Provided data:
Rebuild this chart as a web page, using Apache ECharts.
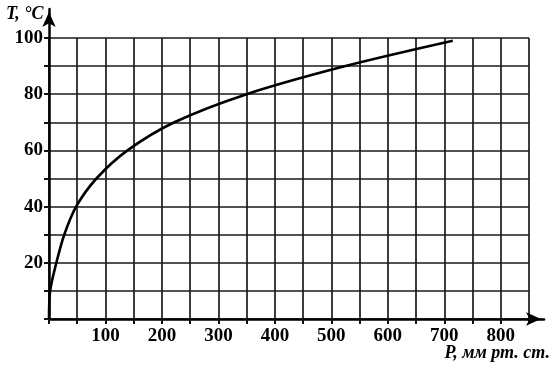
<!DOCTYPE html>
<html><head><meta charset="utf-8">
<script src="https://cdn.jsdelivr.net/npm/echarts@6/dist/echarts.min.js"></script>
<style>html,body{margin:0;padding:0;background:#fff}#c{width:552px;height:370px}</style>
</head><body><div id="c"></div>
<script>
// Data
const pressure = [0, 2, 13, 27, 48, 84, 139, 222, 350, 525, 715];   // P, мм рт. ст.
const temperature = [0, 10, 20, 30, 40, 50, 60, 70, 80, 90, 99];    // T, °C
const xTickLabels = [100, 200, 300, 400, 500, 600, 700, 800];
const yTickLabels = [20, 40, 60, 80, 100];

const FONT = '"Liberation Serif", "DejaVu Serif", serif';
const chart = echarts.init(document.getElementById('c'), null, {renderer: 'canvas'});
const points = pressure.map((p, i) => [p, temperature[i]]);

chart.setOption({
  animation: false,
  backgroundColor: '#fff',
  grid: [
    {left: 49, right: 23, top: 38, bottom: 51},   // plotting grid 0..850 x 0..100
    {left: 49, right: 8, top: 9, bottom: 51}      // axis-line grid with arrows
  ],
  xAxis: [
    {
      gridIndex: 0, type: 'value', min: 0, max: 850, interval: 50,
      axisLine: {show: false},
      axisTick: {show: true, length: 5, lineStyle: {color: '#111', width: 2}},
      splitLine: {show: true, lineStyle: {color: '#1a1a1a', width: 1.7}},
      axisLabel: {
        margin: 8, color: '#000', fontFamily: FONT, fontWeight: 'bold', fontSize: 19,
        formatter: v => xTickLabels.includes(v) ? String(v) : ''
      }
    },
    {
      gridIndex: 1, type: 'value', min: 0, max: 877,
      axisLine: {show: true, lineStyle: {color: '#000', width: 2.5}, symbol: ['none', 'arrow'], symbolSize: [10, 15], symbolOffset: [0, -3]},
      axisTick: {show: false}, axisLabel: {show: false}, splitLine: {show: false}
    }
  ],
  yAxis: [
    {
      gridIndex: 0, type: 'value', min: 0, max: 100, interval: 10,
      axisLine: {show: false},
      axisTick: {show: true, length: 5, lineStyle: {color: '#111', width: 2}},
      splitLine: {show: true, lineStyle: {color: '#1a1a1a', width: 1.7}},
      axisLabel: {
        margin: 6, color: '#000', fontFamily: FONT, fontWeight: 'bold', fontSize: 19,
        formatter: v => yTickLabels.includes(v) ? String(v) : ''
      }
    },
    {
      gridIndex: 1, type: 'value', min: 0, max: 110,
      axisLine: {show: true, lineStyle: {color: '#000', width: 2.5}, symbol: ['none', 'arrow'], symbolSize: [10, 15], symbolOffset: [0, -3]},
      axisTick: {show: false}, axisLabel: {show: false}, splitLine: {show: false}
    }
  ],
  series: [{
    type: 'line', xAxisIndex: 0, yAxisIndex: 0, data: points,
    smooth: 0.3, showSymbol: false, symbol: 'none',
    lineStyle: {color: '#000', width: 2.6}, z: 5
  }],
  graphic: [
    {type: 'text', left: 6, top: 5, style: {text: 'T, °C', font: 'italic bold 18px ' + FONT, fill: '#000'}},
    {type: 'text', right: 2, top: 344, style: {text: 'P, мм рт. ст.', font: 'italic bold 18px ' + FONT, fill: '#000'}}
  ]
});
</script>
</body></html>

Brief: Exactly reproduce the run of lines from the start of the listing through the line with "const points = pressure.map((p, i)", inclusive; pictures are not copied.

Finished exercise:
Rebuild this chart as a web page, using Apache ECharts.
<!DOCTYPE html>
<html><head><meta charset="utf-8">
<script src="https://cdn.jsdelivr.net/npm/echarts@6/dist/echarts.min.js"></script>
<style>html,body{margin:0;padding:0;background:#fff}#c{width:552px;height:370px}</style>
</head><body><div id="c"></div>
<script>
// Data
const pressure = [0, 2, 13, 27, 48, 84, 139, 222, 350, 525, 715];   // P, мм рт. ст.
const temperature = [0, 10, 20, 30, 40, 50, 60, 70, 80, 90, 99];    // T, °C
const xTickLabels = [100, 200, 300, 400, 500, 600, 700, 800];
const yTickLabels = [20, 40, 60, 80, 100];

const FONT = '"Liberation Serif", "DejaVu Serif", serif';
const chart = echarts.init(document.getElementById('c'), null, {renderer: 'canvas'});
const points = pressure.map((p, i) => [p, temperature[i]]);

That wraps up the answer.